• [GIVEN INSTRUCTION] Provide the data again in its entirety, exactly as given.

• [COLLECTED MATERIAL]
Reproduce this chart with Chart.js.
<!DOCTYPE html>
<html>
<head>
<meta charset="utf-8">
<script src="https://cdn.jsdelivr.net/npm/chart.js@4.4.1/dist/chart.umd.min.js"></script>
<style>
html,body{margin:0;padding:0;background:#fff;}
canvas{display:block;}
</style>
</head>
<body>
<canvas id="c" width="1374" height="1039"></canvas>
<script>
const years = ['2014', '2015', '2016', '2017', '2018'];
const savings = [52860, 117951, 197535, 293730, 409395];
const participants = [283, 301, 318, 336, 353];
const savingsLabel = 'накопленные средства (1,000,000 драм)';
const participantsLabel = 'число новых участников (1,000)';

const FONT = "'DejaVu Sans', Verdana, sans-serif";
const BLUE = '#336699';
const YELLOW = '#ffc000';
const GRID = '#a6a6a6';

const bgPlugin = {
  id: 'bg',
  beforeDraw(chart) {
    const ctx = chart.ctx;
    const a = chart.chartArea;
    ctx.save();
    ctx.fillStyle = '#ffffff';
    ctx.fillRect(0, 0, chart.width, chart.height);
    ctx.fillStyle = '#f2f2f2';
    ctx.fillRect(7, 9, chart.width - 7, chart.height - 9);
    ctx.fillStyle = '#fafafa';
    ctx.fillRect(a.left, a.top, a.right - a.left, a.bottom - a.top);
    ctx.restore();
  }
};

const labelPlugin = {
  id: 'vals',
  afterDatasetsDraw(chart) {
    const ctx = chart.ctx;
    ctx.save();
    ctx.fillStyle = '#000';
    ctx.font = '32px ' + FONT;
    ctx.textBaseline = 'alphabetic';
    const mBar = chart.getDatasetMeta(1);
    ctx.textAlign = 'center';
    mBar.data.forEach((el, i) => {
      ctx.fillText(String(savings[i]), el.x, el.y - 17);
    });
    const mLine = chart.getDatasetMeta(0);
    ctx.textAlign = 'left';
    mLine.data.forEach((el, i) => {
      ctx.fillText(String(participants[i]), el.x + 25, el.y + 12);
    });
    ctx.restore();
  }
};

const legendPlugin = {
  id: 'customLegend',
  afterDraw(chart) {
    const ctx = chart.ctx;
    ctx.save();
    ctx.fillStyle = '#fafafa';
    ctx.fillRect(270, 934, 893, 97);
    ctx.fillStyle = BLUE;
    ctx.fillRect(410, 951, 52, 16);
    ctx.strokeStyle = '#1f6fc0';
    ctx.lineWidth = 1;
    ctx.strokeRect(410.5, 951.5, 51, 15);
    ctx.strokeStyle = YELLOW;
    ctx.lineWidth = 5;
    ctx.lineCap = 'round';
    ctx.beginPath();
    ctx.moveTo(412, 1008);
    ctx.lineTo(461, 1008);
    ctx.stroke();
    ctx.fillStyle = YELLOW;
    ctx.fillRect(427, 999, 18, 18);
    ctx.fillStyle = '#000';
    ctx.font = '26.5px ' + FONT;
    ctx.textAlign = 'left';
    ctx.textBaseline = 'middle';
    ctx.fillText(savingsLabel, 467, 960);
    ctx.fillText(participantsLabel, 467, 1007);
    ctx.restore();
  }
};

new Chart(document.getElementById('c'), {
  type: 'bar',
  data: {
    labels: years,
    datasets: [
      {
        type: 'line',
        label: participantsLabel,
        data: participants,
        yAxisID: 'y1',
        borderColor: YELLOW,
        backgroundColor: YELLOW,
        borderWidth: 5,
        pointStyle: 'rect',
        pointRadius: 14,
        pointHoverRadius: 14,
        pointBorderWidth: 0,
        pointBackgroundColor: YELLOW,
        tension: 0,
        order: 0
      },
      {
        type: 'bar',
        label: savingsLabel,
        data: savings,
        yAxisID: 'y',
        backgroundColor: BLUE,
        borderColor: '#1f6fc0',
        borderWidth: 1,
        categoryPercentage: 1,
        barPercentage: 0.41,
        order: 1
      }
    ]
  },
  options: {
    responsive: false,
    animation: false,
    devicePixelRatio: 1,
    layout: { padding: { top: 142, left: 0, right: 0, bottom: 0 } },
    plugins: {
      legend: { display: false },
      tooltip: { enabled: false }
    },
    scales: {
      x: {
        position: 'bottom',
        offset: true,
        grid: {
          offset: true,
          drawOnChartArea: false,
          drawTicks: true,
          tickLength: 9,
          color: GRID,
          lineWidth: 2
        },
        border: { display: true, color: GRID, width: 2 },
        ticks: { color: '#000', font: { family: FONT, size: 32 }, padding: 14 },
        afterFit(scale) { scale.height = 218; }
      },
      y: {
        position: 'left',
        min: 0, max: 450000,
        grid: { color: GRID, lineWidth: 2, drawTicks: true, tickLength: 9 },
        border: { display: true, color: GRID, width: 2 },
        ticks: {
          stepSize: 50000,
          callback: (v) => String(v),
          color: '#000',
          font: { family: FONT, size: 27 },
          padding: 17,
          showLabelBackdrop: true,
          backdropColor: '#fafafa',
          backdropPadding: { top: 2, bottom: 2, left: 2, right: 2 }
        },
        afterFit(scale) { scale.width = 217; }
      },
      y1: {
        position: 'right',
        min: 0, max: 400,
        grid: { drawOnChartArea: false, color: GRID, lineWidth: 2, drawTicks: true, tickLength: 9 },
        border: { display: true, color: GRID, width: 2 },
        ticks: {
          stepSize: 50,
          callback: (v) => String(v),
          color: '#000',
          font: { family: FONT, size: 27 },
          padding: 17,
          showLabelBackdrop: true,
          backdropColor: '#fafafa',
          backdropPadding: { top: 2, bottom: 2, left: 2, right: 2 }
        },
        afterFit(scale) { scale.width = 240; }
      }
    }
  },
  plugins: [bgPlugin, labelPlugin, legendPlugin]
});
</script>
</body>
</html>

• [RESULT]
Reproduce this chart with Chart.js.
<!DOCTYPE html>
<html>
<head>
<meta charset="utf-8">
<script src="https://cdn.jsdelivr.net/npm/chart.js@4.4.1/dist/chart.umd.min.js"></script>
<style>
html,body{margin:0;padding:0;background:#fff;}
canvas{display:block;}
</style>
</head>
<body>
<canvas id="c" width="1374" height="1039"></canvas>
<script>
const years = ['2014', '2015', '2016', '2017', '2018'];
const savings = [52860, 117951, 197535, 293730, 409395];
const participants = [283, 301, 318, 336, 353];
const savingsLabel = 'накопленные средства (1,000,000 драм)';
const participantsLabel = 'число новых участников (1,000)';

const FONT = "'DejaVu Sans', Verdana, sans-serif";
const BLUE = '#336699';
const YELLOW = '#ffc000';
const GRID = '#a6a6a6';

const bgPlugin = {
  id: 'bg',
  beforeDraw(chart) {
    const ctx = chart.ctx;
    const a = chart.chartArea;
    ctx.save();
    ctx.fillStyle = '#ffffff';
    ctx.fillRect(0, 0, chart.width, chart.height);
    ctx.fillStyle = '#f2f2f2';
    ctx.fillRect(7, 9, chart.width - 7, chart.height - 9);
    ctx.fillStyle = '#fafafa';
    ctx.fillRect(a.left, a.top, a.right - a.left, a.bottom - a.top);
    ctx.restore();
  }
};

const labelPlugin = {
  id: 'vals',
  afterDatasetsDraw(chart) {
    const ctx = chart.ctx;
    ctx.save();
    ctx.fillStyle = '#000';
    ctx.font = '32px ' + FONT;
    ctx.textBaseline = 'alphabetic';
    const mBar = chart.getDatasetMeta(1);
    ctx.textAlign = 'center';
    mBar.data.forEach((el, i) => {
      ctx.fillText(String(savings[i]), el.x, el.y - 17);
    });
    const mLine = chart.getDatasetMeta(0);
    ctx.textAlign = 'left';
    mLine.data.forEach((el, i) => {
      ctx.fillText(String(participants[i]), el.x + 25, el.y + 12);
    });
    ctx.restore();
  }
};

const legendPlugin = {
  id: 'customLegend',
  afterDraw(chart) {
    const ctx = chart.ctx;
    ctx.save();
    ctx.fillStyle = '#fafafa';
    ctx.fillRect(270, 934, 893, 97);
    ctx.fillStyle = BLUE;
    ctx.fillRect(410, 951, 52, 16);
    ctx.strokeStyle = '#1f6fc0';
    ctx.lineWidth = 1;
    ctx.strokeRect(410.5, 951.5, 51, 15);
    ctx.strokeStyle = YELLOW;
    ctx.lineWidth = 5;
    ctx.lineCap = 'round';
    ctx.beginPath();
    ctx.moveTo(412, 1008);
    ctx.lineTo(461, 1008);
    ctx.stroke();
    ctx.fillStyle = YELLOW;
    ctx.fillRect(427, 999, 18, 18);
    ctx.fillStyle = '#000';
    ctx.font = '26.5px ' + FONT;
    ctx.textAlign = 'left';
    ctx.textBaseline = 'middle';
    ctx.fillText(savingsLabel, 467, 960);
    ctx.fillText(participantsLabel, 467, 1007);
    ctx.restore();
  }
};

new Chart(document.getElementById('c'), {
  type: 'bar',
  data: {
    labels: years,
    datasets: [
      {
        type: 'line',
        label: participantsLabel,
        data: participants,
        yAxisID: 'y1',
        borderColor: YELLOW,
        backgroundColor: YELLOW,
        borderWidth: 5,
        pointStyle: 'rect',
        pointRadius: 14,
        pointHoverRadius: 14,
        pointBorderWidth: 0,
        pointBackgroundColor: YELLOW,
        tension: 0,
        order: 0
      },
      {
        type: 'bar',
        label: savingsLabel,
        data: savings,
        yAxisID: 'y',
        backgroundColor: BLUE,
        borderColor: '#1f6fc0',
        borderWidth: 1,
        categoryPercentage: 1,
        barPercentage: 0.41,
        order: 1
      }
    ]
  },
  options: {
    responsive: false,
    animation: false,
    devicePixelRatio: 1,
    layout: { padding: { top: 142, left: 0, right: 0, bottom: 0 } },
    plugins: {
      legend: { display: false },
      tooltip: { enabled: false }
    },
    scales: {
      x: {
        position: 'bottom',
        offset: true,
        grid: {
          offset: true,
          drawOnChartArea: false,
          drawTicks: true,
          tickLength: 9,
          color: GRID,
          lineWidth: 2
        },
        border: { display: true, color: GRID, width: 2 },
        ticks: { color: '#000', font: { family: FONT, size: 32 }, padding: 14 },
        afterFit(scale) { scale.height = 218; }
      },
      y: {
        position: 'left',
        min: 0, max: 450000,
        grid: { color: GRID, lineWidth: 2, drawTicks: true, tickLength: 9 },
        border: { display: true, color: GRID, width: 2 },
        ticks: {
          stepSize: 50000,
          callback: (v) => String(v),
          color: '#000',
          font: { family: FONT, size: 27 },
          padding: 17,
          showLabelBackdrop: true,
          backdropColor: '#fafafa',
          backdropPadding: { top: 2, bottom: 2, left: 2, right: 2 }
        },
        afterFit(scale) { scale.width = 217; }
      },
      y1: {
        position: 'right',
        min: 0, max: 400,
        grid: { drawOnChartArea: false, color: GRID, lineWidth: 2, drawTicks: true, tickLength: 9 },
        border: { display: true, color: GRID, width: 2 },
        ticks: {
          stepSize: 50,
          callback: (v) => String(v),
          color: '#000',
          font: { family: FONT, size: 27 },
          padding: 17,
          showLabelBackdrop: true,
          backdropColor: '#fafafa',
          backdropPadding: { top: 2, bottom: 2, left: 2, right: 2 }
        },
        afterFit(scale) { scale.width = 240; }
      }
    }
  },
  plugins: [bgPlugin, labelPlugin, legendPlugin]
});
</script>
</body>
</html>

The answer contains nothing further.